To do this effectively you need to know what emotions you are feeling. Name them. Objectify them. And only then can work through them and begin to control them more effectively, rather than allowing them to constantly control you. Notice what you are feeling, name it, be objective about it and in doing so, you’ll be able to work towards feeling something altogether more positive.
Once you’ve practiced this, take what you’ve learned out into social or work situations. Simply become more aware of what you are feeling and don’t let your emotions run away with you, but rather learn to notice and observe them as they arise. This is important — you don’t bury them, you observe them and observe yourself — almost as if you were looking down upon yourself as the actor in your own scene, your own play. Once you’ve become adept at this, you’ll be able to manage yourself in any situation, positively and healthily. The simple act of allowing yourself to fully feel things as they come up, tends to mean you’ll be able to let them go of them far more easily. We often complicate the situation by analysing, when all we really need is to do is just allow.

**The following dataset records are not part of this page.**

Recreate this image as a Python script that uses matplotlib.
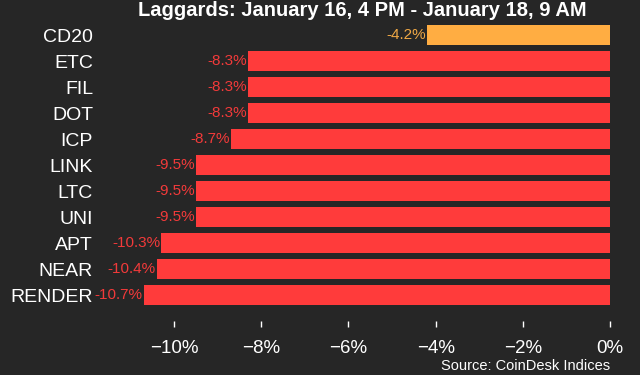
import matplotlib
matplotlib.use("Agg")
import matplotlib.pyplot as plt

plt.rcParams['font.family'] = ['Liberation Sans', 'DejaVu Sans']

categories = ["CD20", "ETC", "FIL", "DOT", "ICP", "LINK", "LTC", "UNI", "APT", "NEAR", "RENDER"]
values = [-4.2, -8.3, -8.3, -8.3, -8.7, -9.5, -9.5, -9.5, -10.3, -10.4, -10.7]
labels = ["-4.2%", "-8.3%", "-8.3%", "-8.3%", "-8.7%", "-9.5%", "-9.5%", "-9.5%", "-10.3%", "-10.4%", "-10.7%"]
xticks = [-10, -8, -6, -4, -2, 0]
xticklabels = ["\u221210%", "\u22128%", "\u22126%", "\u22124%", "\u22122%", "0%"]
title = "Laggards: January 16, 4 PM - January 18, 9 AM"
source = "Source: CoinDesk Indices"

bg = "#262626"
red = "#ff3b3b"
orange = "#ffad42"
colors = [orange] + [red] * (len(categories) - 1)
label_colors = ["#f0a845"] + ["#f23a3a"] * (len(categories) - 1)

fig = plt.figure(figsize=(6.4, 3.75), dpi=100, facecolor=bg)
ax = fig.add_axes([100/640, 1 - 321/375, 510/640, 299/375])
ax.set_facecolor(bg)

ypos = list(range(len(categories)))
ax.barh(ypos, values, height=0.78, color=colors)
ax.set_xlim(-11.7, 0)
ax.set_ylim(11.0, -0.5)

for y, v, lab, c in zip(ypos, values, labels, label_colors):
    ax.text(v - 0.02, y, lab, ha='right', va='center', color=c, fontsize=11)

ax.set_yticks(ypos)
ax.set_yticklabels(categories, color='white', fontsize=14)
ax.tick_params(axis='y', length=0, pad=5)
ax.set_xticks(xticks)
ax.set_xticklabels(xticklabels, color='white', fontsize=13.5)
ax.tick_params(axis='x', direction='out', length=4, width=1, color='white', pad=10)
for s in ax.spines.values():
    s.set_visible(False)

fig.text(362/640, 1 - 10/375, title, ha='center', va='center', color='white',
         fontsize=14.5, fontweight='bold')
fig.text(610/640, 1 - 366/375, source, ha='right', va='center', color='white', fontsize=10.5)

fig.savefig("out.png", dpi=100, facecolor=bg)
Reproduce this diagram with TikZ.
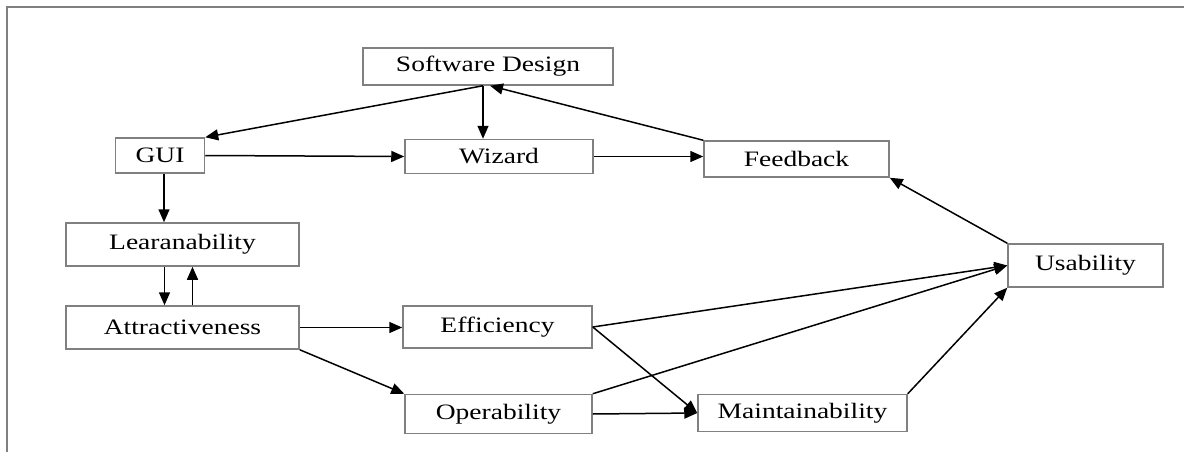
\documentclass[tikz,border=0pt]{standalone}
\usepackage{fontspec}
\setmainfont[FakeStretch=1.25]{Liberation Serif}
\usetikzlibrary{arrows.meta, positioning, calc}

\begin{document}
\begin{tikzpicture}[x=1pt, y=-1pt,
        box/.style={draw=gray, line width=1.5pt, inner sep=0pt,
            font=\fontsize{22}{26}\selectfont},
        arr/.style={-{Triangle[length=13pt, width=11pt]}, line width=1.5pt}]
        \useasboundingbox (0, 0) rectangle (1184, 452);
        \draw[gray, line width=2.2pt] (7, 452) -- (7, 7) -- (1184, 7);
        \node[box, minimum width=250pt, minimum height=37pt] (sd) at (488, 66.5) {Software Design};
        \node[box, minimum width=89pt, minimum height=35pt] (gui) at (160, 155.5) {GUI};
        \node[box, minimum width=188pt, minimum height=34pt] (wiz) at (499, 156.5) {Wizard};
        \node[box, minimum width=185pt, minimum height=36pt] (fb) at (796.5, 159) {Feedback};
        \node[box, minimum width=233pt, minimum height=43pt] (lea) at (182.5, 244.5) {Learanability};
        \node[box, minimum width=233pt, minimum height=43pt] (att) at (182.5, 327.5) {Attractiveness};
        \node[box, minimum width=189pt, minimum height=42pt] (eff) at (497.5, 327) {Efficiency};
        \node[box, minimum width=187pt, minimum height=39pt] (ope) at (498.5, 414) {Operability};
        \node[box, minimum width=209pt, minimum height=37pt] (mai) at (802.5, 413) {Maintainability};
        \node[box, minimum width=155pt, minimum height=43pt] (usa) at (1085.5, 265.5) {Usability};
        \draw[arr] ([xshift=-5pt]sd.south) -- (gui.north east);
        \draw[arr] ([xshift=-5pt]sd.south) -- ([xshift=-5pt]sd.south |- wiz.north);
        \draw[arr] (fb.north west) -- ([xshift=2pt]sd.south);
        \draw[arr] (gui.east) -- (wiz.west);
        \draw[arr] (wiz.east) -- (wiz.east -| fb.west);
        \draw[arr] ([xshift=4pt]gui.south) -- ([xshift=4pt]gui.south |- lea.north);
        \draw[arr] ([xshift=-18pt]lea.south) -- ([xshift=-18pt]lea.south |- att.north);
        \draw[arr] ([xshift=10pt]att.north) -- ([xshift=10pt]att.north |- lea.south);
        \draw[arr] (att.east) -- (att.east -| eff.west);
        \draw[arr] (att.south east) -- (ope.north west);
        \draw[arr] (eff.east) -- (usa.west);
        \draw[arr] (ope.north east) -- (usa.west);
        \draw[arr] (eff.east) -- (mai.west);
        \draw[arr] (ope.east) -- (mai.west);
        \draw[arr] (mai.north east) -- (usa.south west);
        \draw[arr] (usa.north west) -- (fb.south east);
    \end{tikzpicture}
\end{document}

Why it matters in the workplace
James Pennebaker has done 40 years of research into the links between writing and emotional processing. His experiments revealed that people who write about emotionally charged episodes experience a marked increase in their physical and mental well-being. Moreover, in a study with the Academy of Management of workers recently made redundant, he found that those who delved into their feelings of humiliation, anger, anxiety, and relationship difficulties were three times more likely to have been reemployed than those in control groups
So rather than let life push you along on a wave of constant ineffective and damaging emotions, start to acknowledge them, feel through them and take control of them. By doing that you’ll find you’ll be able to radically change your life.